From soup to nuts, Austin’s controversial new paid sick leave ordinance is bad public policy.

To start, the citywide mandate — which requires all employers to provide their employees with paid sick time — was rammed through at lightning speed.

In fact, it wasn’t until a few months ago, on Jan. 19, that a first draft of the ordinance was available for public consumption. Twenty-seven days later, on Feb. 15, the Austin City Council met and took a 1 a.m. vote to impose it on a largely unsuspecting public.

Such haste might be welcome when filling potholes or answering 9-1-1 calls, but it has no place in Austin’s policymaking process where transparency, thoughtfulness and deliberation ought to be hallmarks — especially on matters affecting everyone.

That said, the blitz was a feature, not a bug. Proponents rushed the ordinance through the process, in large part to shield it from criticism. After all, it’s hard to galvanize public opinion against something when there’s been no serious study of it.

The fact that city officials had little grasp of its impact or cost was no secret, either. In a revealing interview published before the ordinance was passed, Austin Chamber of Commerce President Drew Scheberle recalled a meeting he had with Austin City Council Member Greg Casar during which Scheberle said of Casar: “He did come to our board meeting, and we asked him how much it would cost. He said that he cannot model that until they pass the ordinance.”

Based on Scheberle’s account, some supported passing the ordinance so that they could find out what was in it. But not the chamber. It conducted its own analysis and “pegged the cost of the plan to employers at $140 million annually.”

If the chamber’s $140 million-per-year estimate is even close to the new regulation’s actual cost, then the mystery of why it was not thoroughly vetted is obvious. That’s an enormous cost for employers, employees and consumers to absorb, albeit in different ways: smaller profit margins, slower wage growth and higher prices.

But while there are obvious concerns with how it was passed and what it will cost, the more serious problem is whether it’s lawful. There’s a good chance that it is not.

Right now, the Texas Minimum Wage Act prohibits cities like Austin from regulating the wages of employees of private businesses and pre-empts any ordinance from going beyond the standards set forth in the federal Fair Labor Standards Act. Through the Texas Minimum Wage Act, state law caps the minimum wage at the federal rate.

Austin’s paid sick leave ordinance is in direct conflict with state law, since it requires employers to pay a minimum wage to employees for hours not actually worked. The effect is to push their hourly wage above the minimum wage ceiling set by Texas law.

For these and other reasons, the Texas Public Policy Foundation represents a broad coalition of area businesses in suing the city of Austin, seeking relief from the ordinance before it can go into effect on Oct. 1. Even with this lawsuit under way, there’s still a need for legislative action.

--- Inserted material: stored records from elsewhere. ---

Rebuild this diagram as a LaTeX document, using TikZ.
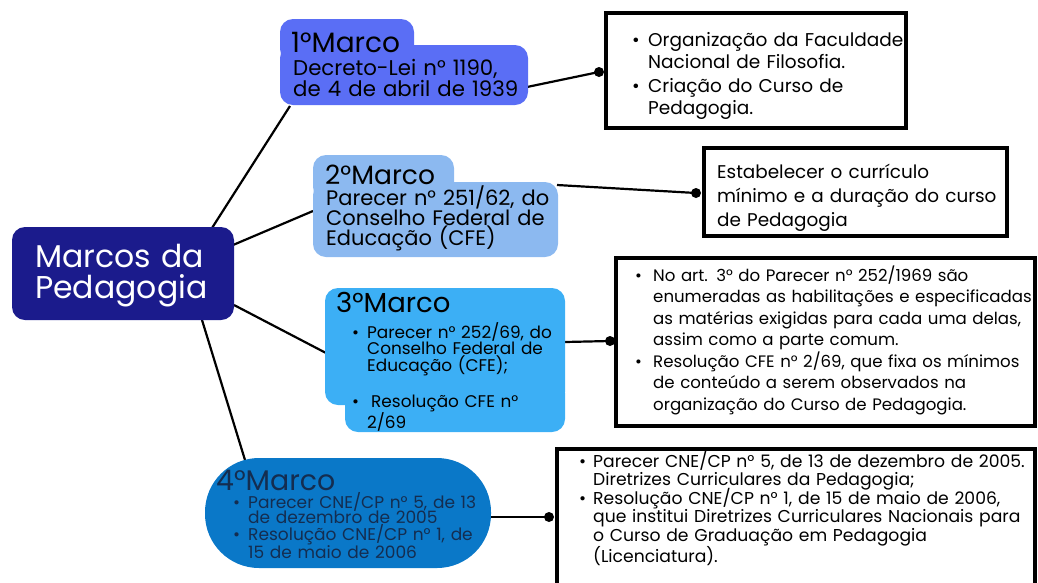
\documentclass[tikz,border=0pt]{standalone}
\usepackage{fontspec}
\setmainfont{Poppins}
\definecolor{cCen}{RGB}{27,27,140}
\definecolor{cOne}{RGB}{90,110,245}
\definecolor{cTwo}{RGB}{140,185,240}
\definecolor{cThr}{RGB}{60,175,245}
\definecolor{cFou}{RGB}{10,120,200}
\definecolor{txFou}{RGB}{20,45,80}
\newcommand\fs[2]{\fontsize{#1pt}{#2pt}\selectfont}
% bullet item: #1 indent, #2 lines
\newcommand\bitem[2]{\makebox[#1][l]{•}\parbox[t]{500pt}{#2}}
\tikzset{
  blob/.style={fill=#1, draw=none, rounded corners=13pt},
  txt/.style={inner sep=0pt, anchor=base west, align=left, text width=#1},
  tbox/.style={draw=black, line width=3.5pt, fill=white},
  link/.style={line width=2.2pt, black},
  dotend/.style={circle, fill=black, inner sep=0pt, minimum size=10pt}
}
\begin{document}
\begin{tikzpicture}[x=1pt,y=-1pt]
\useasboundingbox (0,0) rectangle (1038,582);
% connector end points
\coordinate (c1) at (212,228);
\coordinate (m1in) at (290,106);
\coordinate (c2) at (233,245);
\coordinate (m2in) at (313,211);
\coordinate (c3) at (234,305);
\coordinate (m3in) at (326,353);
\coordinate (c4) at (202,320);
\coordinate (m4in) at (245,460);
\coordinate (m1out) at (527,87);
\coordinate (m2out) at (557,185);
\coordinate (m3out) at (565,342);
\coordinate (m4out) at (490,517);
% links center
\draw[link] (c1) -- (m1in);
\draw[link] (c2) -- (m2in);
\draw[link] (c3) -- (m3in);
\draw[link] (c4) -- (m4in);
% text boxes
\draw[tbox] (606,13) rectangle (906,128);
\draw[tbox] (704,148) rectangle (1007,236);
\draw[tbox] (616,258) rectangle (1035,426);
\draw[tbox] (557,449) rectangle (1035,590);
\node[dotend] (d1) at (599,72) {};
\node[dotend] (d2) at (696,193) {};
\node[dotend] (d3) at (610,341) {};
\node[dotend] (d4) at (549,517) {};
\draw[link] (m1out) -- (d1.center);
\draw[link] (m2out) -- (d2.center);
\draw[link] (m3out) -- (d3.center);
\draw[link] (m4out) -- (d4.center);
% central
\fill[blob=cCen] (12,227) rectangle (234,320);
\node[txt=210pt, text=white, font=\fs{31.5}{31}] (cen) at (35,267) {Marcos da\newline Pedagogia};
% marco 1
\fill[blob=cOne] (280,19) rectangle (414,62);
\fill[blob=cOne] (280,45) rectangle (528,105);
\fill[cOne] (400,45) rectangle (414,62);
\node[txt=240pt, font=\fs{28}{26}] (m1t) at (291,52) {1°Marco};
\node[txt=240pt, font=\fs{21.3}{21}] (m1b) at (293,75) {Decreto-Lei n° 1190,\newline de 4 de abril de 1939};
% marco 2
\fill[blob=cTwo] (313,155) rectangle (454,200);
\fill[blob=cTwo] (313,182) rectangle (558,257);
\fill[cTwo] (440,182) rectangle (454,200);
\node[txt=240pt, font=\fs{26.5}{26}] (m2t) at (325,184) {2°Marco};
\node[txt=240pt, font=\fs{21}{20.3}] (m2b) at (326,205) {Parecer n° 251/62, do\newline Conselho Federal de\newline Educação (CFE)};
% marco 3
\fill[blob=cThr] (325,288) rectangle (565,405);
\fill[blob=cThr] (345,380) rectangle (565,432);
\fill[cThr] (345,380) rectangle (365,405);
\node[txt=240pt, font=\fs{27.5}{26}] (m3t) at (336,312) {3°Marco};
\node[txt=220pt, font=\fs{16.9}{16.8}] (m3a) at (352,338) {\bitem{15pt}{Parecer n° 252/69, do\newline Conselho Federal de\newline Educação (CFE);}};
\node[txt=220pt, font=\fs{16.9}{15.5}] (m3b) at (352,407) {\bitem{15pt}{\hspace*{4pt}Resolução CFE n°\newline 2/69}};
% marco 4
\fill[fill=cFou, rounded corners=54pt] (205,458) rectangle (491,568);
\node[txt=260pt, font=\fs{28.4}{25}, text=txFou] (m4t) at (216,490) {4°Marco};
\node[txt=260pt, font=\fs{17}{15.5}, text=txFou] (m4a) at (233,508) {\bitem{15pt}{Parecer CNE/CP n° 5, de 13\newline de dezembro de 2005}};
\node[txt=260pt, font=\fs{17}{15.5}, text=txFou] (m4b) at (233,540) {\bitem{15pt}{Resolução CNE/CP n° 1, de\newline 15 de maio de 2006}};
% box texts
\node[txt=280pt, font=\fs{18.5}{22.5}] (b1a) at (632,46) {\bitem{16pt}{Organização da Faculdade\newline Nacional de Filosofia.}};
\node[txt=280pt, font=\fs{18.5}{22.5}] (b1b) at (632,92) {\bitem{16pt}{Criação do Curso de\newline Pedagogia.}};
\node[txt=295pt, font=\fs{18.4}{24}] (b2) at (717,178) {Estabelecer o currículo\newline mínimo e a duração do curso\newline de Pedagogia};
\node[txt=400pt, font=\fs{16.6}{21.5}] (b3a) at (635,281) {\bitem{18pt}{No art. 3° do Parecer n° 252/1969 são\newline enumeradas as habilitações e especificadas\newline as matérias exigidas para cada uma delas,\newline assim como a parte comum.}};
\node[txt=400pt, font=\fs{16.6}{21.5}] (b3b) at (635,367) {\bitem{18pt}{Resolução CFE n° 2/69, que fixa os mínimos\newline de conteúdo a serem observados na\newline organização do Curso de Pedagogia.}};
\node[txt=470pt, font=\fs{17.2}{18.6}] (b4a) at (579,467) {\bitem{14pt}{Parecer CNE/CP n° 5, de 13 de dezembro de 2005.\newline Diretrizes Curriculares da Pedagogia;}};
\node[txt=470pt, font=\fs{17.2}{18.6}] (b4b) at (579,504) {\bitem{14pt}{Resolução CNE/CP n° 1, de 15 de maio de 2006,\newline que institui Diretrizes Curriculares Nacionais para\newline o Curso de Graduação em Pedagogia\newline (Licenciatura).}};
\end{tikzpicture}
\end{document}
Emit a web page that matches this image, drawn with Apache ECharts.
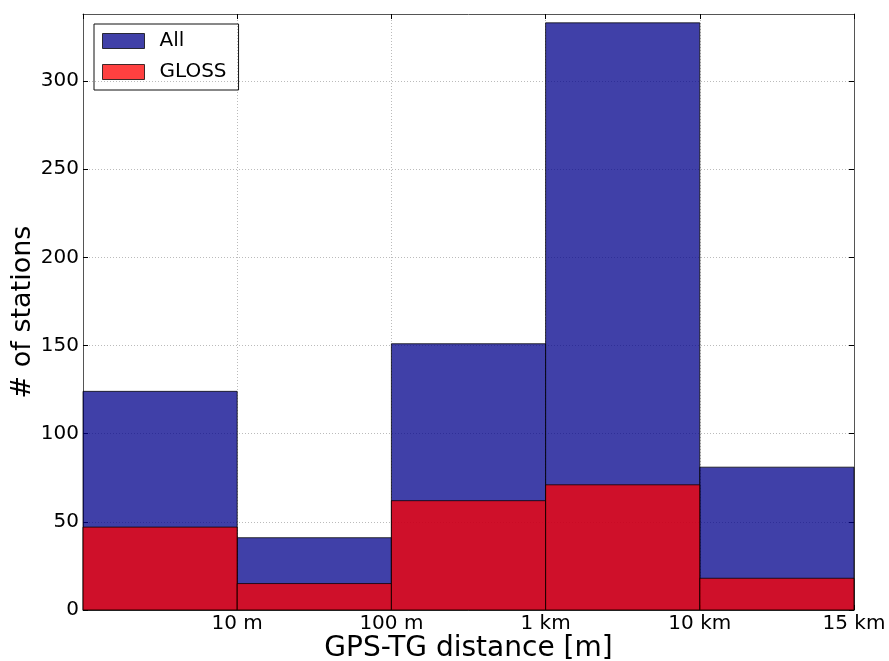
<!DOCTYPE html>
<html>
<head>
<meta charset="utf-8">
<script src="https://cdn.jsdelivr.net/npm/echarts@6/dist/echarts.min.js"></script>
<style>
  html, body { margin: 0; padding: 0; background: #fff; }
  #chart { width: 889px; height: 661px; }
</style>
</head>
<body>
<div id="chart"></div>
<script>
// bin edges (index on the axis) and their labels
var binLabels = ['', '10 m', '100 m', '1 km', '10 km', '15 km'];
var binEdges = [1, 2, 3, 4, 5];
// station counts per bin
var allCounts = [124, 41, 151, 333, 81];
var glossCounts = [47, 15, 62, 71, 18];
// y ticks
var yTicks = [0, 50, 100, 150, 200, 250, 300];

var FONT = 'DejaVu Sans';
var blue = 'rgba(0,0,139,0.75)';
var red = 'rgba(255,0,0,0.75)';

function toBins(vals) {
  return vals.map(function (v, i) { return [i, i + 1, v]; });
}

function renderBin(color) {
  return function (params, api) {
    var p0 = api.coord([api.value(0), api.value(2)]);
    var p1 = api.coord([api.value(1), 0]);
    return {
      type: 'rect',
      shape: { x: p0[0], y: p0[1], width: p1[0] - p0[0], height: p1[1] - p0[1] },
      style: { fill: color, stroke: 'rgba(0,0,0,0.75)', lineWidth: 1 }
    };
  };
}

var frameLine = { show: true, onZero: false, lineStyle: { color: '#555', width: 1 } };
var gridLine = { show: true, lineStyle: { color: '#bbb', type: [1, 2], width: 1 } };

var chart = echarts.init(document.getElementById('chart'));

var option = {
  backgroundColor: '#fff',
  animation: false,
  grid: { left: 83, right: 35, top: 14, bottom: 51, containLabel: false, outerBoundsMode: 'none' },
  legend: {
    orient: 'vertical',
    left: 94,
    top: 24,
    padding: [7, 12, 8, 8],
    itemGap: 11,
    itemWidth: 42,
    itemHeight: 15,
    borderColor: '#111',
    borderWidth: 1,
    borderRadius: 0,
    icon: 'rect',
    textStyle: { fontFamily: FONT, fontSize: 20, color: '#000', padding: [0, 0, 0, 10] },
    data: [
      { name: 'All', itemStyle: { color: blue, borderColor: 'rgba(0,0,0,0.75)', borderWidth: 1 } },
      { name: 'GLOSS', itemStyle: { color: red, borderColor: 'rgba(0,0,0,0.75)', borderWidth: 1 } }
    ]
  },
  xAxis: [{
    type: 'value',
    min: 0,
    max: 5,
    interval: 1,
    name: 'GPS-TG distance [m]',
    nameLocation: 'middle',
    nameGap: 25,
    nameMoveOverlap: false,
    nameTextStyle: { fontFamily: FONT, fontSize: 28, color: '#000' },
    axisLine: frameLine,
    axisTick: { show: true, inside: true, length: 5, lineStyle: { color: '#000' } },
    axisLabel: {
      fontFamily: FONT, fontSize: 20, color: '#000', margin: 4,
      customValues: binEdges,
      formatter: function (v) { return binLabels[v] || ''; }
    },
    splitLine: gridLine
  }, {
    type: 'value',
    position: 'top',
    min: 0,
    max: 5,
    interval: 1,
    axisLine: frameLine,
    axisTick: { show: true, inside: true, length: 5, lineStyle: { color: '#000' } },
    axisLabel: { show: false },
    splitLine: { show: false }
  }],
  yAxis: [{
    type: 'value',
    min: 0,
    max: 338,
    interval: 50,
    name: '# of stations',
    nameLocation: 'middle',
    nameGap: 47,
    nameMoveOverlap: false,
    nameTextStyle: { fontFamily: FONT, fontSize: 27, color: '#000' },
    axisLine: frameLine,
    axisTick: { show: true, inside: true, length: 5, lineStyle: { color: '#000' }, customValues: yTicks },
    axisLabel: {
      fontFamily: FONT, fontSize: 20, color: '#000', margin: 4,
      customValues: yTicks
    },
    splitLine: gridLine
  }, {
    type: 'value',
    position: 'right',
    min: 0,
    max: 338,
    interval: 50,
    axisLine: frameLine,
    axisTick: { show: true, inside: true, length: 5, lineStyle: { color: '#000' }, customValues: yTicks },
    axisLabel: { show: false },
    splitLine: { show: false }
  }],
  series: [{
    name: 'All',
    type: 'custom',
    xAxisIndex: 0,
    yAxisIndex: 0,
    itemStyle: { color: blue },
    renderItem: renderBin(blue),
    encode: { x: [0, 1], y: 2 },
    data: toBins(allCounts),
    z: 2
  }, {
    name: 'GLOSS',
    type: 'custom',
    xAxisIndex: 0,
    yAxisIndex: 0,
    itemStyle: { color: red },
    renderItem: renderBin(red),
    encode: { x: [0, 1], y: 2 },
    data: toBins(glossCounts),
    z: 3
  }]
};

chart.setOption(option);
</script>
</body>
</html>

The policy problems and legal questions surrounding Austin’s ordinance, as well as those popping up in other cities, too, beg for legislative action. That is, the Legislature should pass pre-emptive rules that add unmistakable clarity to this issue and prevent cities from making policy in areas that they aren’t intended to.

Passing this sort of targeted pre-emptive legislation — or, better yet, a broad-based reform that drastically limits all types of local economic regulation — ought to be a top priority for next session’s lawmakers. This will not only help rid Austin of a hastily adopted, costly, and likely illegal ordinance, but it will also be a powerful rebuke to those who seek to micromanage every aspect of people’s lives.